►
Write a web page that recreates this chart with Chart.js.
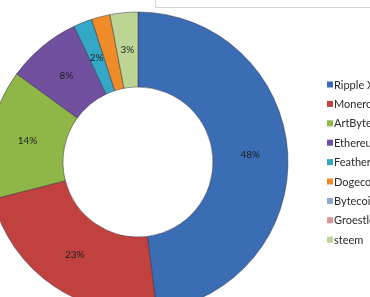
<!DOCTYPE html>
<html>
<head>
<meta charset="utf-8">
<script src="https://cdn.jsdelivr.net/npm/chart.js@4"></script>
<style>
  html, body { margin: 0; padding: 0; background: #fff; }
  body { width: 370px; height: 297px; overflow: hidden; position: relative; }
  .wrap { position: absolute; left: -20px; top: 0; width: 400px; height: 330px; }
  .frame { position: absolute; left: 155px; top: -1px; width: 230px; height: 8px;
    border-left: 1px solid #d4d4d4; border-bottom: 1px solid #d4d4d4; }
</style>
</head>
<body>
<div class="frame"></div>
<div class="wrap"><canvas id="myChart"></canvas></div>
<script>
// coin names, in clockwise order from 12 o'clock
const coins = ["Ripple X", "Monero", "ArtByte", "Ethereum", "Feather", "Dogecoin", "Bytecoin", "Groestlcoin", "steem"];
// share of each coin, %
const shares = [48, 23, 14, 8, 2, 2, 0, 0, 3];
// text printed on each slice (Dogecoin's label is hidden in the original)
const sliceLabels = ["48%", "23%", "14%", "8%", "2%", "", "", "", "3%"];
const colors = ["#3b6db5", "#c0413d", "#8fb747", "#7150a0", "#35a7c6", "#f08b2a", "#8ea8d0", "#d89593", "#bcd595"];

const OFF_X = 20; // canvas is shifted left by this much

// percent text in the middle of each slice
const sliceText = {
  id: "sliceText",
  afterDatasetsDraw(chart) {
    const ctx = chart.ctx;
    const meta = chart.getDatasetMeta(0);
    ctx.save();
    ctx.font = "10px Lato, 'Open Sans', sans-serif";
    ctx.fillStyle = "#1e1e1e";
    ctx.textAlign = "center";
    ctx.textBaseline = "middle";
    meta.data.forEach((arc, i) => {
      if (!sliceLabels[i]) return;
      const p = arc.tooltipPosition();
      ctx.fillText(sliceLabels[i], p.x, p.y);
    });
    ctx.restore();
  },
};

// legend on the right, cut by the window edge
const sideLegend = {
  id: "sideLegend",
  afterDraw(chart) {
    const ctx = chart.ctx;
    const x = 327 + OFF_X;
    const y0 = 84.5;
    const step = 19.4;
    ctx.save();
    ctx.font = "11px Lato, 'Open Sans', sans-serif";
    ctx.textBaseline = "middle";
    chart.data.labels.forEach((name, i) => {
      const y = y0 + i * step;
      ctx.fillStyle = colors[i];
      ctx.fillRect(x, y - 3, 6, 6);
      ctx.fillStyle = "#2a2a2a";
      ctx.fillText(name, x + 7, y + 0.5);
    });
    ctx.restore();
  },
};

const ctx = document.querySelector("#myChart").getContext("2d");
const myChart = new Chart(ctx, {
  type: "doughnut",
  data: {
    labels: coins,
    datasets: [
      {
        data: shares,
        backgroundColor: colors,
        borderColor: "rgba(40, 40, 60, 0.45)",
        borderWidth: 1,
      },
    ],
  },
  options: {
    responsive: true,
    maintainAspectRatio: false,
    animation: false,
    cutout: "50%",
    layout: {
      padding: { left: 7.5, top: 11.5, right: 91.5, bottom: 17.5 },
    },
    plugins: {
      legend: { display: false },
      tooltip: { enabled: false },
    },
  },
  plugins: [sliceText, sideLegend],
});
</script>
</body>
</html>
◄
REQUIREMENT - Go through the listing above and write it out again exactly, dropping the pictures.

WORKED ANSWER -
Write a web page that recreates this chart with Chart.js.
<!DOCTYPE html>
<html>
<head>
<meta charset="utf-8">
<script src="https://cdn.jsdelivr.net/npm/chart.js@4"></script>
<style>
  html, body { margin: 0; padding: 0; background: #fff; }
  body { width: 370px; height: 297px; overflow: hidden; position: relative; }
  .wrap { position: absolute; left: -20px; top: 0; width: 400px; height: 330px; }
  .frame { position: absolute; left: 155px; top: -1px; width: 230px; height: 8px;
    border-left: 1px solid #d4d4d4; border-bottom: 1px solid #d4d4d4; }
</style>
</head>
<body>
<div class="frame"></div>
<div class="wrap"><canvas id="myChart"></canvas></div>
<script>
// coin names, in clockwise order from 12 o'clock
const coins = ["Ripple X", "Monero", "ArtByte", "Ethereum", "Feather", "Dogecoin", "Bytecoin", "Groestlcoin", "steem"];
// share of each coin, %
const shares = [48, 23, 14, 8, 2, 2, 0, 0, 3];
// text printed on each slice (Dogecoin's label is hidden in the original)
const sliceLabels = ["48%", "23%", "14%", "8%", "2%", "", "", "", "3%"];
const colors = ["#3b6db5", "#c0413d", "#8fb747", "#7150a0", "#35a7c6", "#f08b2a", "#8ea8d0", "#d89593", "#bcd595"];

const OFF_X = 20; // canvas is shifted left by this much

// percent text in the middle of each slice
const sliceText = {
  id: "sliceText",
  afterDatasetsDraw(chart) {
    const ctx = chart.ctx;
    const meta = chart.getDatasetMeta(0);
    ctx.save();
    ctx.font = "10px Lato, 'Open Sans', sans-serif";
    ctx.fillStyle = "#1e1e1e";
    ctx.textAlign = "center";
    ctx.textBaseline = "middle";
    meta.data.forEach((arc, i) => {
      if (!sliceLabels[i]) return;
      const p = arc.tooltipPosition();
      ctx.fillText(sliceLabels[i], p.x, p.y);
    });
    ctx.restore();
  },
};

// legend on the right, cut by the window edge
const sideLegend = {
  id: "sideLegend",
  afterDraw(chart) {
    const ctx = chart.ctx;
    const x = 327 + OFF_X;
    const y0 = 84.5;
    const step = 19.4;
    ctx.save();
    ctx.font = "11px Lato, 'Open Sans', sans-serif";
    ctx.textBaseline = "middle";
    chart.data.labels.forEach((name, i) => {
      const y = y0 + i * step;
      ctx.fillStyle = colors[i];
      ctx.fillRect(x, y - 3, 6, 6);
      ctx.fillStyle = "#2a2a2a";
      ctx.fillText(name, x + 7, y + 0.5);
    });
    ctx.restore();
  },
};

const ctx = document.querySelector("#myChart").getContext("2d");
const myChart = new Chart(ctx, {
  type: "doughnut",
  data: {
    labels: coins,
    datasets: [
      {
        data: shares,
        backgroundColor: colors,
        borderColor: "rgba(40, 40, 60, 0.45)",
        borderWidth: 1,
      },
    ],
  },
  options: {
    responsive: true,
    maintainAspectRatio: false,
    animation: false,
    cutout: "50%",
    layout: {
      padding: { left: 7.5, top: 11.5, right: 91.5, bottom: 17.5 },
    },
    plugins: {
      legend: { display: false },
      tooltip: { enabled: false },
    },
  },
  plugins: [sliceText, sideLegend],
});
</script>
</body>
</html>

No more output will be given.